強化學習之反學習

Abstract

隨著對用戶數據的日益依賴，機器反學習這一新興領域受到越來越多的關注。該領域旨在在不進行完整重新訓練的情況下，選擇性移除特定數據對機器學習模型的影響。儘管機器反學習在分類與生成模型中已有廣泛研究，但其在強化學習中的應用仍鮮有探討。強化學習因其序列決策的特性而帶來獨特挑戰。本文針對這些挑戰，將強化學習中的反學習定義為移除特定狀態下轉移資訊的影響，使得與這些狀態相關的環境對模型而言變得未被探索。我們提出了一個正式的的數學框架實現精確反學習，並改進了重新訓練策略，同時設計出一個高效的反學習演算法，該演算法在基於價值與基於策略函數的方法中皆融入了高斯噪音。實驗結果涵蓋離散與連續狀態空間，顯示出該方法具備有效的遺忘能力。所提出的演算法在顯著降低訓練時間的同時，始終可達到與黃金標準，重新訓練，相當的表現。此外，在應用於初始偏誤場景中，該方法亦顯示出優於現有基線的效果，驗證了其更廣泛的實用性。

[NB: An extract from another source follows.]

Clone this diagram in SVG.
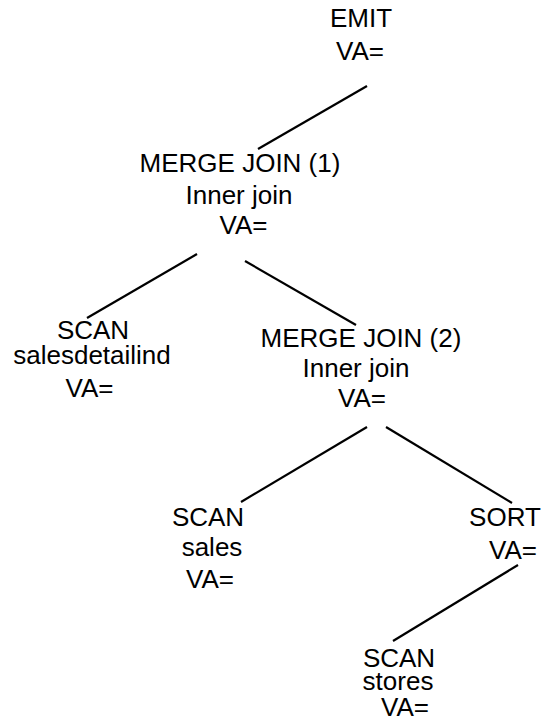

The growing reliance on user data has brought attention to the emerging field of machine unlearning, which focuses on selectively removing the influence of specific data (or groups of data) from machine learning models without requiring full re-training. While machine unlearning has been extensively studied in classification and generative models, its application to reinforcement learning remains largely unexplored. Reinforcement learning poses unique challenges due to its sequential decision-making nature. In this paper, we address these challenges by defining unlearning in reinforcement learning as the removal of information about transitions at specific states, rendering the environment related to those states unexplored for the agent. We propose a formal mathematical framework for exact unlearning, refine the re-training strategy, and introduce an efficient unlearning algorithm that incorporates Gaussian noise into both value-based and policy-based methods. Experimental results across discrete and continuous state spaces demonstrate effective unlearning performance. The proposed algorithm consistently matches the golden baseline of re-training while requiring less training time. Applications to the primacy bias further illustrate superior performance compared to an existing baseline, validating its broader practical applicability.